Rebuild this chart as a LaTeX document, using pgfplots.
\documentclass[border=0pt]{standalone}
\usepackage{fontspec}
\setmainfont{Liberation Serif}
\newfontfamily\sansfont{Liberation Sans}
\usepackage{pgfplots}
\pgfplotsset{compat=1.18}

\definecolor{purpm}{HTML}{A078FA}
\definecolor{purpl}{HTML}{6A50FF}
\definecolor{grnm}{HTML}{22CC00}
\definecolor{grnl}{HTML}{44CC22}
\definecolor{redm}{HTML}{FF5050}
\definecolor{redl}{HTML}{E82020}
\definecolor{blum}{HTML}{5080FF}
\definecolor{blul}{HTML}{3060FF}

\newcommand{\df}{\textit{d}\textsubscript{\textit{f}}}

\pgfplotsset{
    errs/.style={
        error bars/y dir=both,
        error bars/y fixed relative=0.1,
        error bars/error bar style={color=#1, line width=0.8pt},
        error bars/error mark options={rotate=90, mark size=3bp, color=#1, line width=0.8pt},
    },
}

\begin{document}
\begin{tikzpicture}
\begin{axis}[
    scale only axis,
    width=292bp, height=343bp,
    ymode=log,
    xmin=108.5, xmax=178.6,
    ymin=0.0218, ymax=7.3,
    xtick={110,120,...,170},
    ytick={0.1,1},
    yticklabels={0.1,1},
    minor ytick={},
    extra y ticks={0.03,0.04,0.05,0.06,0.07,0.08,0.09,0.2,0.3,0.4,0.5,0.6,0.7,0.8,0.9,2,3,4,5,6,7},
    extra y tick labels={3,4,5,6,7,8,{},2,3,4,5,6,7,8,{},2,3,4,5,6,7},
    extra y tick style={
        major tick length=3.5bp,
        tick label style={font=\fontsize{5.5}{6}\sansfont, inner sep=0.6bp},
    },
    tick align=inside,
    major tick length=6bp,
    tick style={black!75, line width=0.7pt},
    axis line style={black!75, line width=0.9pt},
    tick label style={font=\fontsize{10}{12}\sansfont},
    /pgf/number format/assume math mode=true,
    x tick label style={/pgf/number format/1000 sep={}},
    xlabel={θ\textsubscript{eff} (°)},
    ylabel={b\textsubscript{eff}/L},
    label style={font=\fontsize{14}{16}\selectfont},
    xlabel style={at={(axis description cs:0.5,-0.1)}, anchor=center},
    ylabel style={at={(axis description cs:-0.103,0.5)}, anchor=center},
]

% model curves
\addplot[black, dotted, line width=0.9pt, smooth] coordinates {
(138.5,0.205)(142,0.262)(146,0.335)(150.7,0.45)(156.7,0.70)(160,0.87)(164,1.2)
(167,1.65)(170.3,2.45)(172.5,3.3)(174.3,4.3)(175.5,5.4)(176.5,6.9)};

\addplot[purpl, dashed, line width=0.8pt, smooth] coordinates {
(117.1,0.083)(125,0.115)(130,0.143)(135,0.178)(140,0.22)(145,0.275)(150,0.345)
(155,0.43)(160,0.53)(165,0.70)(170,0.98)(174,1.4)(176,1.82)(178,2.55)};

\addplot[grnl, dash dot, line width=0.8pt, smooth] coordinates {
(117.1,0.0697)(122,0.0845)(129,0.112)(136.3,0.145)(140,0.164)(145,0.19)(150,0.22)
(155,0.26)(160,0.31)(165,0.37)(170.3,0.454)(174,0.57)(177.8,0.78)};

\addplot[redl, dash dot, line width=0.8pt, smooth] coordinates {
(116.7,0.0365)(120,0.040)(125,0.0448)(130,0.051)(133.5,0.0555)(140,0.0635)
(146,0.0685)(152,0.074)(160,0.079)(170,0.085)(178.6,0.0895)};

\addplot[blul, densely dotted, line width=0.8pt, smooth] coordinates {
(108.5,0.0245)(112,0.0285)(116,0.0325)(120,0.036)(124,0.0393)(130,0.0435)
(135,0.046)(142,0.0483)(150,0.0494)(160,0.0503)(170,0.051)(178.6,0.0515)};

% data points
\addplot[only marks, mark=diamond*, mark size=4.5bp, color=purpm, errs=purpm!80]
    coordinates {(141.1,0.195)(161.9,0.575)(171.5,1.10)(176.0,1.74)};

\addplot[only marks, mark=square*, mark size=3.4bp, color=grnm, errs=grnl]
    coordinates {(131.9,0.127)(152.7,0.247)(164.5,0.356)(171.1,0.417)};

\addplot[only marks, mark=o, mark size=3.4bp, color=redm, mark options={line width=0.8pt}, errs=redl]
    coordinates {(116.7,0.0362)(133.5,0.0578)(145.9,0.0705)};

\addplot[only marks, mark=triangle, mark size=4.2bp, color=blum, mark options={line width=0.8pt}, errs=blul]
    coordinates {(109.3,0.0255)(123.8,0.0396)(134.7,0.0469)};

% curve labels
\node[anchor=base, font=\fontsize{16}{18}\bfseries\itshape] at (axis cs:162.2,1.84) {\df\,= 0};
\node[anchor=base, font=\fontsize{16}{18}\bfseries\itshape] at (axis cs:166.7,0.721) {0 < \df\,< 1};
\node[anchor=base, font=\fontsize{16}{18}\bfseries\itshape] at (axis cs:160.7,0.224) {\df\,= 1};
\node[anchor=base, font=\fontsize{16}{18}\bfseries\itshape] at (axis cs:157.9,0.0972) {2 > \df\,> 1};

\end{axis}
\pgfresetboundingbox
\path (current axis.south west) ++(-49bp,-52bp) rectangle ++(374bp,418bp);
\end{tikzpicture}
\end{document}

^^^^^^^^^^^^^^^^

> **Exercise goal**
Word for word, write out all of the data above.

> **Task response**
Rebuild this chart as a LaTeX document, using pgfplots.
\documentclass[border=0pt]{standalone}
\usepackage{fontspec}
\setmainfont{Liberation Serif}
\newfontfamily\sansfont{Liberation Sans}
\usepackage{pgfplots}
\pgfplotsset{compat=1.18}

\definecolor{purpm}{HTML}{A078FA}
\definecolor{purpl}{HTML}{6A50FF}
\definecolor{grnm}{HTML}{22CC00}
\definecolor{grnl}{HTML}{44CC22}
\definecolor{redm}{HTML}{FF5050}
\definecolor{redl}{HTML}{E82020}
\definecolor{blum}{HTML}{5080FF}
\definecolor{blul}{HTML}{3060FF}

\newcommand{\df}{\textit{d}\textsubscript{\textit{f}}}

\pgfplotsset{
    errs/.style={
        error bars/y dir=both,
        error bars/y fixed relative=0.1,
        error bars/error bar style={color=#1, line width=0.8pt},
        error bars/error mark options={rotate=90, mark size=3bp, color=#1, line width=0.8pt},
    },
}

\begin{document}
\begin{tikzpicture}
\begin{axis}[
    scale only axis,
    width=292bp, height=343bp,
    ymode=log,
    xmin=108.5, xmax=178.6,
    ymin=0.0218, ymax=7.3,
    xtick={110,120,...,170},
    ytick={0.1,1},
    yticklabels={0.1,1},
    minor ytick={},
    extra y ticks={0.03,0.04,0.05,0.06,0.07,0.08,0.09,0.2,0.3,0.4,0.5,0.6,0.7,0.8,0.9,2,3,4,5,6,7},
    extra y tick labels={3,4,5,6,7,8,{},2,3,4,5,6,7,8,{},2,3,4,5,6,7},
    extra y tick style={
        major tick length=3.5bp,
        tick label style={font=\fontsize{5.5}{6}\sansfont, inner sep=0.6bp},
    },
    tick align=inside,
    major tick length=6bp,
    tick style={black!75, line width=0.7pt},
    axis line style={black!75, line width=0.9pt},
    tick label style={font=\fontsize{10}{12}\sansfont},
    /pgf/number format/assume math mode=true,
    x tick label style={/pgf/number format/1000 sep={}},
    xlabel={θ\textsubscript{eff} (°)},
    ylabel={b\textsubscript{eff}/L},
    label style={font=\fontsize{14}{16}\selectfont},
    xlabel style={at={(axis description cs:0.5,-0.1)}, anchor=center},
    ylabel style={at={(axis description cs:-0.103,0.5)}, anchor=center},
]

% model curves
\addplot[black, dotted, line width=0.9pt, smooth] coordinates {
(138.5,0.205)(142,0.262)(146,0.335)(150.7,0.45)(156.7,0.70)(160,0.87)(164,1.2)
(167,1.65)(170.3,2.45)(172.5,3.3)(174.3,4.3)(175.5,5.4)(176.5,6.9)};

\addplot[purpl, dashed, line width=0.8pt, smooth] coordinates {
(117.1,0.083)(125,0.115)(130,0.143)(135,0.178)(140,0.22)(145,0.275)(150,0.345)
(155,0.43)(160,0.53)(165,0.70)(170,0.98)(174,1.4)(176,1.82)(178,2.55)};

\addplot[grnl, dash dot, line width=0.8pt, smooth] coordinates {
(117.1,0.0697)(122,0.0845)(129,0.112)(136.3,0.145)(140,0.164)(145,0.19)(150,0.22)
(155,0.26)(160,0.31)(165,0.37)(170.3,0.454)(174,0.57)(177.8,0.78)};

\addplot[redl, dash dot, line width=0.8pt, smooth] coordinates {
(116.7,0.0365)(120,0.040)(125,0.0448)(130,0.051)(133.5,0.0555)(140,0.0635)
(146,0.0685)(152,0.074)(160,0.079)(170,0.085)(178.6,0.0895)};

\addplot[blul, densely dotted, line width=0.8pt, smooth] coordinates {
(108.5,0.0245)(112,0.0285)(116,0.0325)(120,0.036)(124,0.0393)(130,0.0435)
(135,0.046)(142,0.0483)(150,0.0494)(160,0.0503)(170,0.051)(178.6,0.0515)};

% data points
\addplot[only marks, mark=diamond*, mark size=4.5bp, color=purpm, errs=purpm!80]
    coordinates {(141.1,0.195)(161.9,0.575)(171.5,1.10)(176.0,1.74)};

\addplot[only marks, mark=square*, mark size=3.4bp, color=grnm, errs=grnl]
    coordinates {(131.9,0.127)(152.7,0.247)(164.5,0.356)(171.1,0.417)};

\addplot[only marks, mark=o, mark size=3.4bp, color=redm, mark options={line width=0.8pt}, errs=redl]
    coordinates {(116.7,0.0362)(133.5,0.0578)(145.9,0.0705)};

\addplot[only marks, mark=triangle, mark size=4.2bp, color=blum, mark options={line width=0.8pt}, errs=blul]
    coordinates {(109.3,0.0255)(123.8,0.0396)(134.7,0.0469)};

% curve labels
\node[anchor=base, font=\fontsize{16}{18}\bfseries\itshape] at (axis cs:162.2,1.84) {\df\,= 0};
\node[anchor=base, font=\fontsize{16}{18}\bfseries\itshape] at (axis cs:166.7,0.721) {0 < \df\,< 1};
\node[anchor=base, font=\fontsize{16}{18}\bfseries\itshape] at (axis cs:160.7,0.224) {\df\,= 1};
\node[anchor=base, font=\fontsize{16}{18}\bfseries\itshape] at (axis cs:157.9,0.0972) {2 > \df\,> 1};

\end{axis}
\pgfresetboundingbox
\path (current axis.south west) ++(-49bp,-52bp) rectangle ++(374bp,418bp);
\end{tikzpicture}
\end{document}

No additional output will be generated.